*** Excerpted data ***

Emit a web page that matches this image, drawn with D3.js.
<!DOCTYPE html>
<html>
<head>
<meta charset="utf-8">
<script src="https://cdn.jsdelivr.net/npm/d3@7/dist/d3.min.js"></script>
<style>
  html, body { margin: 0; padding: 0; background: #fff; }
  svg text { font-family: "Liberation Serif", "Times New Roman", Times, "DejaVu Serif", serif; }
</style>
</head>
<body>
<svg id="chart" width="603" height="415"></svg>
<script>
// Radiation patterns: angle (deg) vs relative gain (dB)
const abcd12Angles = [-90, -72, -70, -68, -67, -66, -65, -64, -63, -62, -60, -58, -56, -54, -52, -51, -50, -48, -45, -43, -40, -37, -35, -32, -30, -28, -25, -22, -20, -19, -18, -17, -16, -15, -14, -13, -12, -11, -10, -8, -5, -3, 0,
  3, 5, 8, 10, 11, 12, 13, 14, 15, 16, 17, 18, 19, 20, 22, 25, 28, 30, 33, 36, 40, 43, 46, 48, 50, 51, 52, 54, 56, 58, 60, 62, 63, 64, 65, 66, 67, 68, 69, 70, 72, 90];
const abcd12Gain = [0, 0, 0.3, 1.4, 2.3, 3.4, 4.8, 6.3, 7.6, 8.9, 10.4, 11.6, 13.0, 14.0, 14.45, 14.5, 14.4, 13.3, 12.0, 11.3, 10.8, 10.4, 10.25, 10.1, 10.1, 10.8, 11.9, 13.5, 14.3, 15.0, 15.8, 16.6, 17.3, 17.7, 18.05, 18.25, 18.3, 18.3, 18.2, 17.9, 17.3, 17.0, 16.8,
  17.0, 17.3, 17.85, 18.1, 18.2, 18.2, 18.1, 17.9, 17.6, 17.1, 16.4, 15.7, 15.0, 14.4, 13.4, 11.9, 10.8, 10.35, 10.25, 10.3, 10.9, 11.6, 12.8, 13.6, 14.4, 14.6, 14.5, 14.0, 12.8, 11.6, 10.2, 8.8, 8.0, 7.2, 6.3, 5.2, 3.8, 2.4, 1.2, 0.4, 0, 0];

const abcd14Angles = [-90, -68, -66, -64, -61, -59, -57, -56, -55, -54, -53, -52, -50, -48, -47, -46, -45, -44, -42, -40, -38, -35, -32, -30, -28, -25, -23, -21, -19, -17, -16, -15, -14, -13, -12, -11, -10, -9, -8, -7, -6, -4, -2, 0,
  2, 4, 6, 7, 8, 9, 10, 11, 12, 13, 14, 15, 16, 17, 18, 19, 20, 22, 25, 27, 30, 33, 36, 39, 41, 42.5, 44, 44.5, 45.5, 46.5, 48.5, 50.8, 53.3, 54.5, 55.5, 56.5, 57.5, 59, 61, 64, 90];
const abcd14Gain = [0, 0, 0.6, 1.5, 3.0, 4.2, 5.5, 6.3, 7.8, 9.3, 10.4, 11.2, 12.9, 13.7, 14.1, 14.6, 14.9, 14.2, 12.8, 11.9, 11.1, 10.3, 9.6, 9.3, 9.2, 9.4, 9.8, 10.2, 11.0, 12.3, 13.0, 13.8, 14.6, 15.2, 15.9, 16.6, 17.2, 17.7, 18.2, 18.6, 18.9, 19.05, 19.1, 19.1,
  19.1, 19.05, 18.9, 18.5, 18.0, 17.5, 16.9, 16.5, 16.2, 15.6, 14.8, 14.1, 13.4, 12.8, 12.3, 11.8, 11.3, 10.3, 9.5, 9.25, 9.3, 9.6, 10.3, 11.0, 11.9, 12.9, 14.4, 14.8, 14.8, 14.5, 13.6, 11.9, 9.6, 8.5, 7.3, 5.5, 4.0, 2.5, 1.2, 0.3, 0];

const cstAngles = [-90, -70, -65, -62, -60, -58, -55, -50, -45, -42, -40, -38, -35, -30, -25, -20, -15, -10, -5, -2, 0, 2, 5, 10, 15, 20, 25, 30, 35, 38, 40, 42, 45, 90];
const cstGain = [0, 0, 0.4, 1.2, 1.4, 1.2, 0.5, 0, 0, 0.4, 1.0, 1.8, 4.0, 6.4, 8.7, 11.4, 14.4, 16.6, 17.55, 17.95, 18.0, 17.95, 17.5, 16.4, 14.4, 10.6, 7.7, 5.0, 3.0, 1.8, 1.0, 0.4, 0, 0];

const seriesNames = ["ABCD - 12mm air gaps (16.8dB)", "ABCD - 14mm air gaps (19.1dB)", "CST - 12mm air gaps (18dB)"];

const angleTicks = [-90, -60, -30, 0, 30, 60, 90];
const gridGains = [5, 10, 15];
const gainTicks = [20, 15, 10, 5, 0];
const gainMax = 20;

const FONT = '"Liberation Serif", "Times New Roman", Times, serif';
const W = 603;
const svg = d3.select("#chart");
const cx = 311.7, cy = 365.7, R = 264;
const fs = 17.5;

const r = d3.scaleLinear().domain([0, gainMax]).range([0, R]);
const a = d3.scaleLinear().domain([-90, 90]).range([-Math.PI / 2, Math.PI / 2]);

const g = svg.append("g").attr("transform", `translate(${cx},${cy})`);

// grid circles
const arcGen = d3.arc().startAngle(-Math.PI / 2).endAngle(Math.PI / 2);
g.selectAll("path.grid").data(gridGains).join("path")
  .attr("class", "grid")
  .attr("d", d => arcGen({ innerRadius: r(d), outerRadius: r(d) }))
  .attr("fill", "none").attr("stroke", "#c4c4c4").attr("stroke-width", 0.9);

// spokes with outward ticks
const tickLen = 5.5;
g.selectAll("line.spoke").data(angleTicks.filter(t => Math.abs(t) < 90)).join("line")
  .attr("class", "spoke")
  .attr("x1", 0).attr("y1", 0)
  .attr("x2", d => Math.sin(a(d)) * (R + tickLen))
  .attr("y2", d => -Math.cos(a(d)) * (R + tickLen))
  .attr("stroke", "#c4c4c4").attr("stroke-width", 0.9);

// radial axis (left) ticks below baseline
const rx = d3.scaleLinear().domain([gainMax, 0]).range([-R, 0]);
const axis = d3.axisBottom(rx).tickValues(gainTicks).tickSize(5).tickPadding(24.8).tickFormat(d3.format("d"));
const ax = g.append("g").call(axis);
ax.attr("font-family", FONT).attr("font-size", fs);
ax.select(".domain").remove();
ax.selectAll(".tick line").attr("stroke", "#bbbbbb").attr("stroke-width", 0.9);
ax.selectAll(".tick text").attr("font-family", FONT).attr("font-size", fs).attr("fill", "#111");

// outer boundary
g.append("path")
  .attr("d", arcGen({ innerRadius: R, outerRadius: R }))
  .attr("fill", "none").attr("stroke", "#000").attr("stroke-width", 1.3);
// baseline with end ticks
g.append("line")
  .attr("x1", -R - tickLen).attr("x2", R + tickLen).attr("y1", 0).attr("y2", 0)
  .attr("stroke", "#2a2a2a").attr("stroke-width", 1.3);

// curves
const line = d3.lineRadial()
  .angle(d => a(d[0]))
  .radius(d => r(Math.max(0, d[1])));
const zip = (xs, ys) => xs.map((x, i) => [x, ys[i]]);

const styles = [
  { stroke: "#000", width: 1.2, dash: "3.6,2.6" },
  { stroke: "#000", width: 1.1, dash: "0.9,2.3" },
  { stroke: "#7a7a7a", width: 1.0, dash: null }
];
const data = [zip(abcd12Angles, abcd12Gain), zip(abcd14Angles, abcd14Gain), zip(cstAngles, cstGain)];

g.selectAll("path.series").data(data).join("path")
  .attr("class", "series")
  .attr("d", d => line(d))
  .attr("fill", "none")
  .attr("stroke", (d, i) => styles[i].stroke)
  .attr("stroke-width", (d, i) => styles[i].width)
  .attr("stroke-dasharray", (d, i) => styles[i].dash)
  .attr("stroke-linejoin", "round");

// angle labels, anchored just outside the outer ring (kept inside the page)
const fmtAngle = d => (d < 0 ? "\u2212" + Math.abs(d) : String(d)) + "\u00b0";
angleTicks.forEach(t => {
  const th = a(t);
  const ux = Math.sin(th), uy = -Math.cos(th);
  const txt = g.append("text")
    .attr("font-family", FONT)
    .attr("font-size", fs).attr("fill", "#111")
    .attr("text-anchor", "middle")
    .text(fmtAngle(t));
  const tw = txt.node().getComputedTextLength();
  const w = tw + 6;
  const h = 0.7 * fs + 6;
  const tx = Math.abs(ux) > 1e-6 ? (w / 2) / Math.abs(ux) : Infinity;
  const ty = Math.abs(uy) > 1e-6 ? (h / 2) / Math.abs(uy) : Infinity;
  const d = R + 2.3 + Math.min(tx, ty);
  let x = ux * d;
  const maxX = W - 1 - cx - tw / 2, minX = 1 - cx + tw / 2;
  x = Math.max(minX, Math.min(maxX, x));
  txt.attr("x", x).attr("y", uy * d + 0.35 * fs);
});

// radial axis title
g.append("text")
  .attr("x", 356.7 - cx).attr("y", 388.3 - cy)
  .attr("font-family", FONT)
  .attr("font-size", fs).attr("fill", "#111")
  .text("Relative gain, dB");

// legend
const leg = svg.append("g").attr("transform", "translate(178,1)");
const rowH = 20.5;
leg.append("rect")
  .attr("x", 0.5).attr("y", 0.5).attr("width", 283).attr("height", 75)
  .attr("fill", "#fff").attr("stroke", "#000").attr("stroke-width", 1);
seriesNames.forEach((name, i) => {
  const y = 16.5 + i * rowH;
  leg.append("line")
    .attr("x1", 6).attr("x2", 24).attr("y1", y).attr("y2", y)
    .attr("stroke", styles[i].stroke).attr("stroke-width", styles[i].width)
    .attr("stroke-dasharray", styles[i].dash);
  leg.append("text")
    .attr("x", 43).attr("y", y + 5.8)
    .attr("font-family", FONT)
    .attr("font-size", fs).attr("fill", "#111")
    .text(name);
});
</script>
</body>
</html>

***
*** Excerpted data ***

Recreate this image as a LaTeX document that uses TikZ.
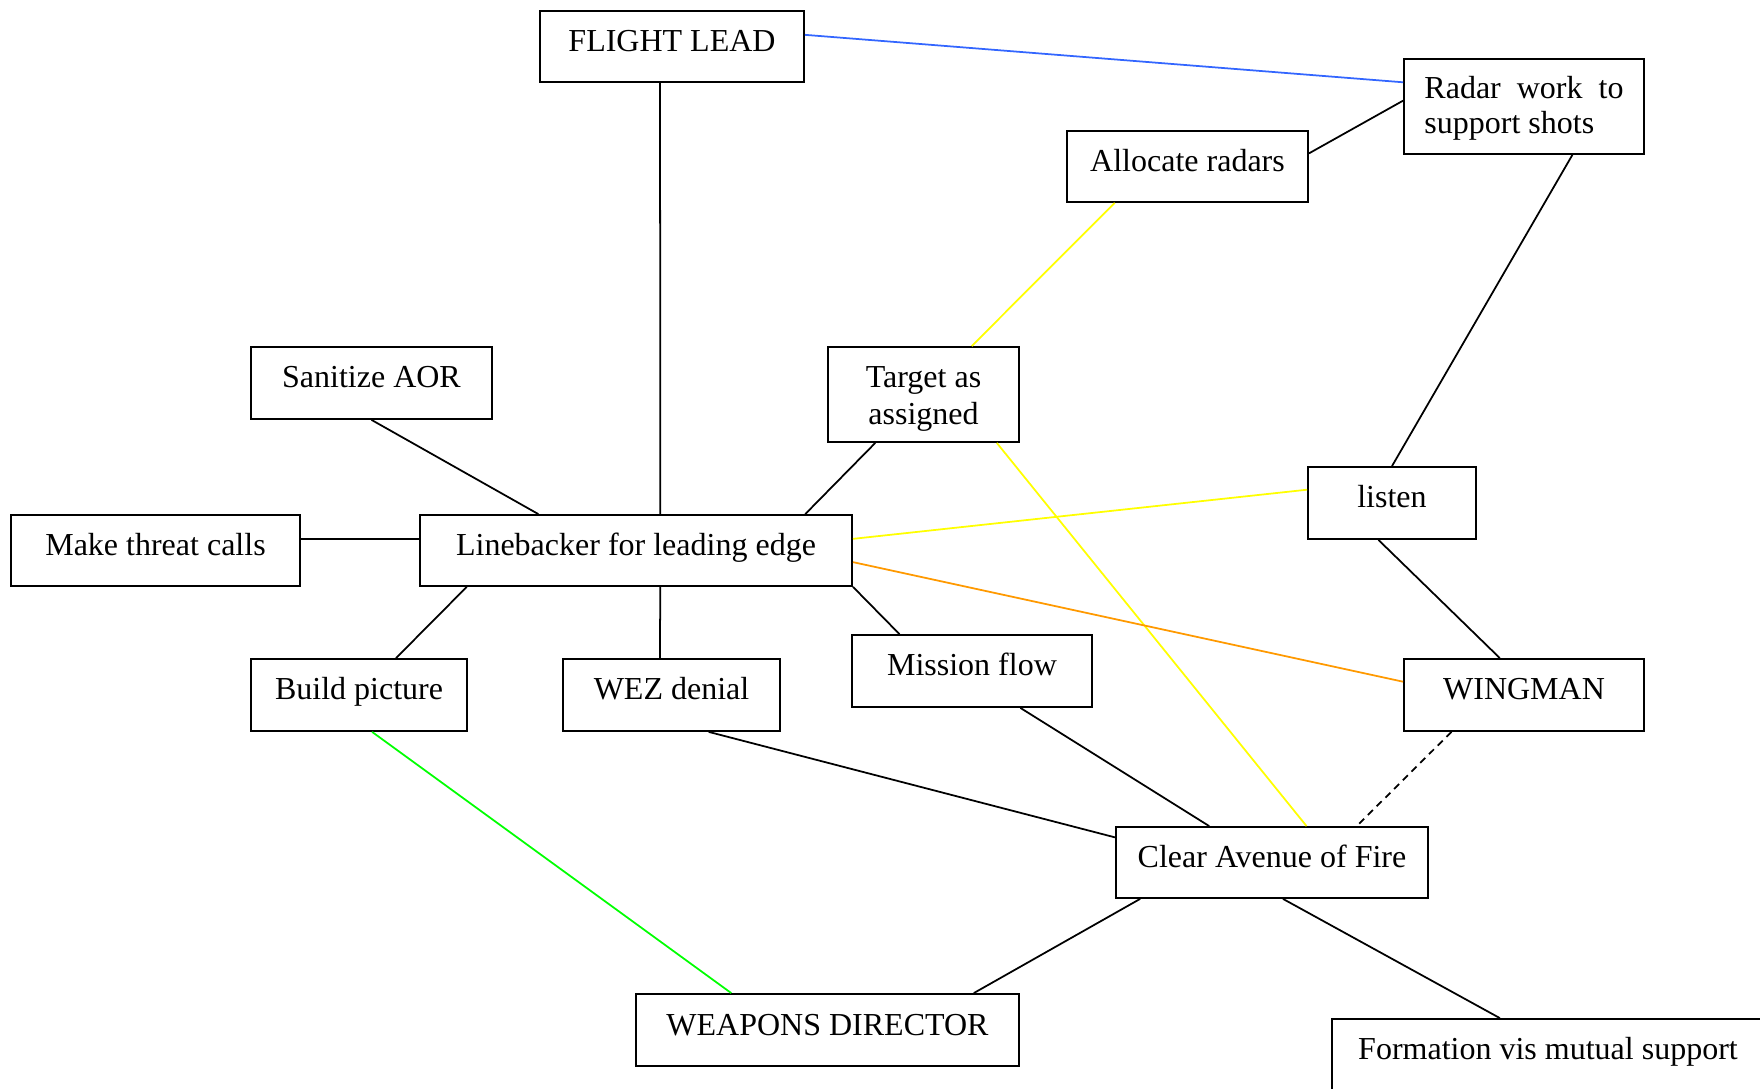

***

_Exercise objective:_ In the listing above, locate the line with "Emit a web page" and the line with "1.2, 0.4, 0, 0];", then extract exactly those lines and every line between them, and nothing more.

_Solved problem:_
Emit a web page that matches this image, drawn with D3.js.
<!DOCTYPE html>
<html>
<head>
<meta charset="utf-8">
<script src="https://cdn.jsdelivr.net/npm/d3@7/dist/d3.min.js"></script>
<style>
  html, body { margin: 0; padding: 0; background: #fff; }
  svg text { font-family: "Liberation Serif", "Times New Roman", Times, "DejaVu Serif", serif; }
</style>
</head>
<body>
<svg id="chart" width="603" height="415"></svg>
<script>
// Radiation patterns: angle (deg) vs relative gain (dB)
const abcd12Angles = [-90, -72, -70, -68, -67, -66, -65, -64, -63, -62, -60, -58, -56, -54, -52, -51, -50, -48, -45, -43, -40, -37, -35, -32, -30, -28, -25, -22, -20, -19, -18, -17, -16, -15, -14, -13, -12, -11, -10, -8, -5, -3, 0,
  3, 5, 8, 10, 11, 12, 13, 14, 15, 16, 17, 18, 19, 20, 22, 25, 28, 30, 33, 36, 40, 43, 46, 48, 50, 51, 52, 54, 56, 58, 60, 62, 63, 64, 65, 66, 67, 68, 69, 70, 72, 90];
const abcd12Gain = [0, 0, 0.3, 1.4, 2.3, 3.4, 4.8, 6.3, 7.6, 8.9, 10.4, 11.6, 13.0, 14.0, 14.45, 14.5, 14.4, 13.3, 12.0, 11.3, 10.8, 10.4, 10.25, 10.1, 10.1, 10.8, 11.9, 13.5, 14.3, 15.0, 15.8, 16.6, 17.3, 17.7, 18.05, 18.25, 18.3, 18.3, 18.2, 17.9, 17.3, 17.0, 16.8,
  17.0, 17.3, 17.85, 18.1, 18.2, 18.2, 18.1, 17.9, 17.6, 17.1, 16.4, 15.7, 15.0, 14.4, 13.4, 11.9, 10.8, 10.35, 10.25, 10.3, 10.9, 11.6, 12.8, 13.6, 14.4, 14.6, 14.5, 14.0, 12.8, 11.6, 10.2, 8.8, 8.0, 7.2, 6.3, 5.2, 3.8, 2.4, 1.2, 0.4, 0, 0];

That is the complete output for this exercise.